Over a hundred protesters gathered at Town Hall on Saturday in yet another rally decrying NSW anti-protest laws. Deanna “Violet” Maree Coco – who was sentenced to over a year in prison under the new laws but has since been released on bail – made the most of her reinstated freedoms by speaking at the rally.
In April, Coco blocked one lane of traffic on the Harbour bridge with a hire truck for 25 minutes, lighting a flare on top of the trunk as she live-streamed the action alongside fellow protesters to "draw attention to the climate and ecological emergency.”
On December 2nd, Coco was fined $2500 and sentenced to 15 months in prison with a non-parole period of eight months but was released on bail pending an appeal of her jail sentence. The appeal will be held next March in court.
“I’m just so grateful for the response of everybody to not let this go unchallenged, and it is the strength of this community that has not only granted me my bail and got me out here,” Coco said at the rally, surrounded by a close-knit group of activists.
The rally followed a similar protest outside the Downing Centre courts on December 13 when Coco was released on bail after spending 11 days in Silverwater prison.
“I’m just so grateful that people are standing up against the attack on our democracy and protecting our right to protest, especially in such as important issue in protecting our planet and the environment from the collapse,” Coco told Vertigo.
“I really want to see a liveable planet for our kids and for ourselves, and that involves stopping the government from investing in fossil fuel industries, stopping fossil fuels totally, and protecting and restoring our ecosystems”.
Members of Blockade Australia, Extinction Rebellion and Fireproof Australia attended the protest at Town Hall, including Mali Cooper, who blocked the Sydney Harbour tunnel earlier this year when she locked herself to her car's steering wheel with a bike lock.
These groups, which are well known for non-violent disruptive climate protests – including supergluing themselves to roads and Andy Warhol paintings, scaling coal extractors and blocking rail lines – are the targets of the government’s amended protest laws.
Under the laws that passed in April with Labor’s support, protesters that block major roads or infrastructure face up to two years in jail and a $22,000 fine. The laws have been criticised by groups such as Amnesty International, the NSW Council for Civil Liberties, and the Greens as “anti-democratic” and “draconian”.
“I’m here because the right to peaceful protest is something that we have to protect, and sadly what we are seeing is an attack on our democracy through the attack on our rights to protest,” NSW Greens Senator Jenny Leong told Vertigo at the rally.
After speeches at Town Hall, protesters marched through the city to NSW parliament under a close police eye. One protester also took the opportunity to walk his pug.
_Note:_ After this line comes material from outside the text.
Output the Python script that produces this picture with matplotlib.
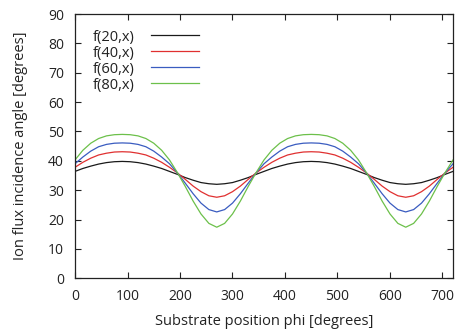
import matplotlib
matplotlib.use("Agg")
import matplotlib.pyplot as plt

plt.rcParams['font.family'] = ['Open Sans', 'DejaVu Sans']

phi = list(range(0, 721, 15))

f20 = [36.4, 37.4, 38.2, 38.9, 39.4, 39.7, 39.8, 39.7, 39.4, 38.9, 38.2, 37.4, 36.4,
       35.4, 34.3, 33.4, 32.6, 32.2, 32.0, 32.2, 32.6, 33.4, 34.3, 35.4, 36.4,
       37.4, 38.2, 38.9, 39.4, 39.7, 39.8, 39.7, 39.4, 38.9, 38.2, 37.4, 36.4,
       35.4, 34.3, 33.4, 32.6, 32.2, 32.0, 32.2, 32.6, 33.4, 34.3, 35.4, 36.4]
f40 = [37.8, 39.5, 40.9, 42.0, 42.6, 43.0, 43.1, 43.0, 42.6, 42.0, 40.9, 39.5, 37.8,
       35.9, 33.7, 31.4, 29.5, 28.1, 27.6, 28.1, 29.5, 31.4, 33.7, 35.9, 37.8,
       39.5, 40.9, 42.0, 42.6, 43.0, 43.1, 43.0, 42.6, 42.0, 40.9, 39.5, 37.8,
       35.9, 33.7, 31.4, 29.5, 28.1, 27.6, 28.1, 29.5, 31.4, 33.7, 35.9, 37.8]
f60 = [39.0, 41.3, 43.3, 44.8, 45.6, 46.0, 46.1, 46.0, 45.6, 44.8, 43.3, 41.3, 39.0,
       35.9, 32.4, 28.8, 25.6, 23.4, 22.6, 23.4, 25.6, 28.8, 32.4, 35.9, 39.0,
       41.3, 43.3, 44.8, 45.6, 46.0, 46.1, 46.0, 45.6, 44.8, 43.3, 41.3, 39.0,
       35.9, 32.4, 28.8, 25.6, 23.4, 22.6, 23.4, 25.6, 28.8, 32.4, 35.9, 39.0]
f80 = [40.3, 43.6, 46.0, 47.6, 48.5, 48.9, 49.0, 48.9, 48.5, 47.6, 46.0, 43.6, 40.3,
       36.0, 31.3, 26.3, 21.9, 18.7, 17.4, 18.7, 21.9, 26.3, 31.3, 36.0, 40.3,
       43.6, 46.0, 47.6, 48.5, 48.9, 49.0, 48.9, 48.5, 47.6, 46.0, 43.6, 40.3,
       36.0, 31.3, 26.3, 21.9, 18.7, 17.4, 18.7, 21.9, 26.3, 31.3, 36.0, 40.3]

labels = ["f(20,x)", "f(40,x)", "f(60,x)", "f(80,x)"]
colors = ["#1a1a1a", "#e03030", "#3a5cc0", "#6cc04a"]
series = [f20, f40, f60, f80]

xticks = [0, 100, 200, 300, 400, 500, 600, 700]
yticks = [0, 10, 20, 30, 40, 50, 60, 70, 80, 90]

fig = plt.figure(figsize=(4.56, 3.31), dpi=100)
ax = fig.add_axes([75/456, 1-278.3/331, (453-75)/456, (278.3-14)/331])

for y, c, l in zip(series, colors, labels):
    ax.plot(phi, y, color=c, lw=0.9, label=l)

ax.set_xlim(0, 720)
ax.set_ylim(0, 90)
ax.set_xticks(xticks)
ax.set_yticks(yticks)
ax.tick_params(direction='in', top=True, right=True, length=4, width=0.8,
               labelsize=10, colors='#222222')
ax.tick_params(axis='x', pad=8)
ax.tick_params(axis='y', pad=8)
for s in ax.spines.values():
    s.set_linewidth(0.9)
    s.set_color('#222222')

ax.set_xlabel("Substrate position phi [degrees]", fontsize=10.5, color='#222222', labelpad=7)
ax.set_ylabel("Ion flux incidence angle [degrees]", fontsize=10.5, color='#222222', labelpad=14)

leg = ax.legend(loc='upper left', bbox_to_anchor=((93-75)/378, (278.3-29.5)/264.3),
                frameon=False, markerfirst=False, fontsize=10.5, handlelength=3.3,
                handletextpad=1.1, labelspacing=0.07, borderpad=0, borderaxespad=0)
for t in leg.get_texts():
    t.set_color('#222222')

fig.savefig("out.png", dpi=100)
“We’re here today to protest the anti-democratic and anti-protest laws introduced into NSW in the last year,” environmental officer for Sydney University’s SRC, Simon Upitis told Vertigo.
“We think that it is absolutely unjust that the people who are standing up for ordinary people and standing up for the planet are going to jail, while the real climate criminals, the fossil fuel companies, are being protected by the government.”